Consider Ganjam district. Ganjam derives from the Persian for ‘granary of the world’. At independence, the district began with the advantages of the ryotwari system of land tenure, rather than the burdens of zamindari. But today, agriculture is so poor here that the majority of farmers get just one rain-fed paddy crop and a meagre second crop of dal. The failure to expand irrigation — and to preserve the abundance of existing tanks and local canals — is to blame. Equally to blame is the utter neglect of efforts to modernise agriculture through diversifying crops, boosting yields, or storage and marketing.

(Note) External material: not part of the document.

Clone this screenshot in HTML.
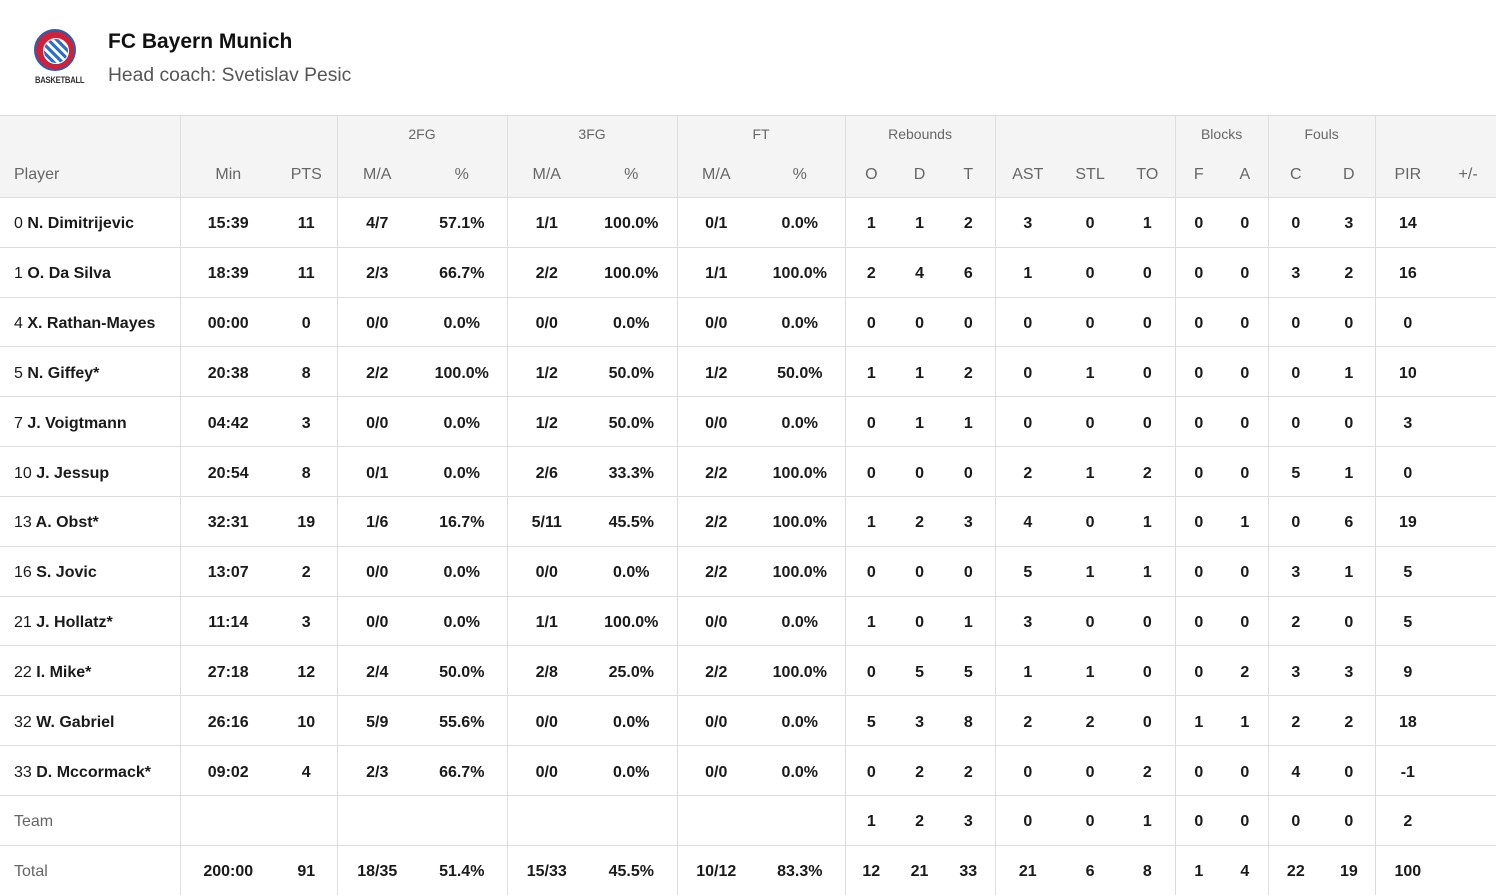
<!DOCTYPE html>
<html><head><meta charset="utf-8"><style>
*{margin:0;padding:0;box-sizing:border-box}
body{width:1496px;height:889px;overflow:hidden;background:#fff;font-family:"Liberation Sans",sans-serif;color:#111;position:relative}
.logo{position:absolute;left:34px;top:29px;width:42px;height:42px;border-radius:50%;background:#d0213a;border:2px solid #2a5fb0}
.logo:after{content:"";position:absolute;left:7px;top:7px;width:24px;height:24px;border-radius:50%;background:repeating-linear-gradient(45deg,#2a6fc8 0 3px,#fff 3px 6px);border:1px solid #fff}
.bb{position:absolute;left:35px;top:75px;font-size:9px;font-weight:bold;color:#333;letter-spacing:-0.3px;transform:scaleX(0.85);transform-origin:left}
.t1{position:absolute;left:108px;top:30px;font-size:21px;font-weight:bold;color:#111}
.t2{position:absolute;left:108px;top:65px;font-size:19.3px;color:#555}
table{position:absolute;left:0;top:115px;width:1496px;border-collapse:collapse;table-layout:fixed}
td,th{text-align:center;font-size:16px;font-weight:bold;white-space:nowrap;padding:0;border-top:1px solid #ddd;color:#1a1a1a}
thead th{background:#f4f4f4;font-weight:normal;color:#666}
thead tr.g th{height:37px;font-size:14px;padding-top:0px}
thead tr.h th{height:45px;vertical-align:middle;font-size:16px;padding-top:1px}
tbody td{height:49.83px;padding-top:4px}
.l{text-align:left;padding-left:14px}
.bl{border-left:1px solid #ddd}
td.l span{font-weight:normal}
td.gr{font-weight:normal;color:#666}
</style></head><body>
<div class="logo"></div><div class="bb">BASKETBALL</div>
<div class="t1">FC Bayern Munich</div>
<div class="t2">Head coach: Svetislav Pesic</div>
<table>
<colgroup><col style="width:180px"><col style="width:96px"><col style="width:61px"><col style="width:80px"><col style="width:90px"><col style="width:79px"><col style="width:91px"><col style="width:78px"><col style="width:90px"><col style="width:52px"><col style="width:45px"><col style="width:53px"><col style="width:65px"><col style="width:60px"><col style="width:55px"><col style="width:47px"><col style="width:46px"><col style="width:55px"><col style="width:52px"><col style="width:65px"><col style="width:56px"></colgroup>
<thead>
<tr class="g"><th></th><th class="bl" colspan="2"></th><th class="bl" colspan="2">2FG</th><th class="bl" colspan="2">3FG</th><th class="bl" colspan="2">FT</th><th class="bl" colspan="3">Rebounds</th><th class="bl" colspan="3"></th><th class="bl" colspan="2">Blocks</th><th class="bl" colspan="2">Fouls</th><th class="bl" colspan="2"></th></tr>
<tr class="h"><th class="l" style="border-top:0">Player</th><th class="bl" style="border-top:0">Min</th><th style="border-top:0">PTS</th><th class="bl" style="border-top:0">M/A</th><th style="border-top:0">%</th><th class="bl" style="border-top:0">M/A</th><th style="border-top:0">%</th><th class="bl" style="border-top:0">M/A</th><th style="border-top:0">%</th><th class="bl" style="border-top:0">O</th><th style="border-top:0">D</th><th style="border-top:0">T</th><th class="bl" style="border-top:0">AST</th><th style="border-top:0">STL</th><th style="border-top:0">TO</th><th class="bl" style="border-top:0">F</th><th style="border-top:0">A</th><th class="bl" style="border-top:0">C</th><th style="border-top:0">D</th><th class="bl" style="border-top:0">PIR</th><th style="border-top:0">+/-</th></tr>
</thead>
<tbody>
<tr><td class="l"><span>0</span> N. Dimitrijevic</td><td class="bl">15:39</td><td>11</td><td class="bl">4/7</td><td>57.1%</td><td class="bl">1/1</td><td>100.0%</td><td class="bl">0/1</td><td>0.0%</td><td class="bl">1</td><td>1</td><td>2</td><td class="bl">3</td><td>0</td><td>1</td><td class="bl">0</td><td>0</td><td class="bl">0</td><td>3</td><td class="bl">14</td><td></td></tr>
<tr><td class="l"><span>1</span> O. Da Silva</td><td class="bl">18:39</td><td>11</td><td class="bl">2/3</td><td>66.7%</td><td class="bl">2/2</td><td>100.0%</td><td class="bl">1/1</td><td>100.0%</td><td class="bl">2</td><td>4</td><td>6</td><td class="bl">1</td><td>0</td><td>0</td><td class="bl">0</td><td>0</td><td class="bl">3</td><td>2</td><td class="bl">16</td><td></td></tr>
<tr><td class="l"><span>4</span> X. Rathan-Mayes</td><td class="bl">00:00</td><td>0</td><td class="bl">0/0</td><td>0.0%</td><td class="bl">0/0</td><td>0.0%</td><td class="bl">0/0</td><td>0.0%</td><td class="bl">0</td><td>0</td><td>0</td><td class="bl">0</td><td>0</td><td>0</td><td class="bl">0</td><td>0</td><td class="bl">0</td><td>0</td><td class="bl">0</td><td></td></tr>
<tr><td class="l"><span>5</span> N. Giffey*</td><td class="bl">20:38</td><td>8</td><td class="bl">2/2</td><td>100.0%</td><td class="bl">1/2</td><td>50.0%</td><td class="bl">1/2</td><td>50.0%</td><td class="bl">1</td><td>1</td><td>2</td><td class="bl">0</td><td>1</td><td>0</td><td class="bl">0</td><td>0</td><td class="bl">0</td><td>1</td><td class="bl">10</td><td></td></tr>
<tr><td class="l"><span>7</span> J. Voigtmann</td><td class="bl">04:42</td><td>3</td><td class="bl">0/0</td><td>0.0%</td><td class="bl">1/2</td><td>50.0%</td><td class="bl">0/0</td><td>0.0%</td><td class="bl">0</td><td>1</td><td>1</td><td class="bl">0</td><td>0</td><td>0</td><td class="bl">0</td><td>0</td><td class="bl">0</td><td>0</td><td class="bl">3</td><td></td></tr>
<tr><td class="l"><span>10</span> J. Jessup</td><td class="bl">20:54</td><td>8</td><td class="bl">0/1</td><td>0.0%</td><td class="bl">2/6</td><td>33.3%</td><td class="bl">2/2</td><td>100.0%</td><td class="bl">0</td><td>0</td><td>0</td><td class="bl">2</td><td>1</td><td>2</td><td class="bl">0</td><td>0</td><td class="bl">5</td><td>1</td><td class="bl">0</td><td></td></tr>
<tr><td class="l"><span>13</span> A. Obst*</td><td class="bl">32:31</td><td>19</td><td class="bl">1/6</td><td>16.7%</td><td class="bl">5/11</td><td>45.5%</td><td class="bl">2/2</td><td>100.0%</td><td class="bl">1</td><td>2</td><td>3</td><td class="bl">4</td><td>0</td><td>1</td><td class="bl">0</td><td>1</td><td class="bl">0</td><td>6</td><td class="bl">19</td><td></td></tr>
<tr><td class="l"><span>16</span> S. Jovic</td><td class="bl">13:07</td><td>2</td><td class="bl">0/0</td><td>0.0%</td><td class="bl">0/0</td><td>0.0%</td><td class="bl">2/2</td><td>100.0%</td><td class="bl">0</td><td>0</td><td>0</td><td class="bl">5</td><td>1</td><td>1</td><td class="bl">0</td><td>0</td><td class="bl">3</td><td>1</td><td class="bl">5</td><td></td></tr>
<tr><td class="l"><span>21</span> J. Hollatz*</td><td class="bl">11:14</td><td>3</td><td class="bl">0/0</td><td>0.0%</td><td class="bl">1/1</td><td>100.0%</td><td class="bl">0/0</td><td>0.0%</td><td class="bl">1</td><td>0</td><td>1</td><td class="bl">3</td><td>0</td><td>0</td><td class="bl">0</td><td>0</td><td class="bl">2</td><td>0</td><td class="bl">5</td><td></td></tr>
<tr><td class="l"><span>22</span> I. Mike*</td><td class="bl">27:18</td><td>12</td><td class="bl">2/4</td><td>50.0%</td><td class="bl">2/8</td><td>25.0%</td><td class="bl">2/2</td><td>100.0%</td><td class="bl">0</td><td>5</td><td>5</td><td class="bl">1</td><td>1</td><td>0</td><td class="bl">0</td><td>2</td><td class="bl">3</td><td>3</td><td class="bl">9</td><td></td></tr>
<tr><td class="l"><span>32</span> W. Gabriel</td><td class="bl">26:16</td><td>10</td><td class="bl">5/9</td><td>55.6%</td><td class="bl">0/0</td><td>0.0%</td><td class="bl">0/0</td><td>0.0%</td><td class="bl">5</td><td>3</td><td>8</td><td class="bl">2</td><td>2</td><td>0</td><td class="bl">1</td><td>1</td><td class="bl">2</td><td>2</td><td class="bl">18</td><td></td></tr>
<tr><td class="l"><span>33</span> D. Mccormack*</td><td class="bl">09:02</td><td>4</td><td class="bl">2/3</td><td>66.7%</td><td class="bl">0/0</td><td>0.0%</td><td class="bl">0/0</td><td>0.0%</td><td class="bl">0</td><td>2</td><td>2</td><td class="bl">0</td><td>0</td><td>2</td><td class="bl">0</td><td>0</td><td class="bl">4</td><td>0</td><td class="bl">-1</td><td></td></tr>
<tr><td class="l gr">Team</td><td class="bl"></td><td></td><td class="bl"></td><td></td><td class="bl"></td><td></td><td class="bl"></td><td></td><td class="bl">1</td><td>2</td><td>3</td><td class="bl">0</td><td>0</td><td>1</td><td class="bl">0</td><td>0</td><td class="bl">0</td><td>0</td><td class="bl">2</td><td></td></tr>
<tr><td class="l gr">Total</td><td class="bl">200:00</td><td>91</td><td class="bl">18/35</td><td>51.4%</td><td class="bl">15/33</td><td>45.5%</td><td class="bl">10/12</td><td>83.3%</td><td class="bl">12</td><td>21</td><td>33</td><td class="bl">21</td><td>6</td><td>8</td><td class="bl">1</td><td>4</td><td class="bl">22</td><td>19</td><td class="bl">100</td><td></td></tr>
</tbody></table>
</body></html>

The primary means for survival for Ganjam’s people has been migration. For the past three decades, boys (as young as 12) and men have migrated to western India for work, particularly to Surat’s textile mills. The scale is such that roughly 2 of every 3 males between the ages of 15 and 50+ now works year-round in western India — returning to Ganjam for just a few weeks.
Employment of the kind found by Ganjam’s migrants is no solution to their poverty. Indeed, it is another shade of exploited poverty. Their hard labour of 12 hours a day earns them just Rs 75-175 (per day), but with no health care, housing, paid day off, job security or even minimal pension. They live dozen or more to a slum room. Prolonged illness or old age often lead to destitution.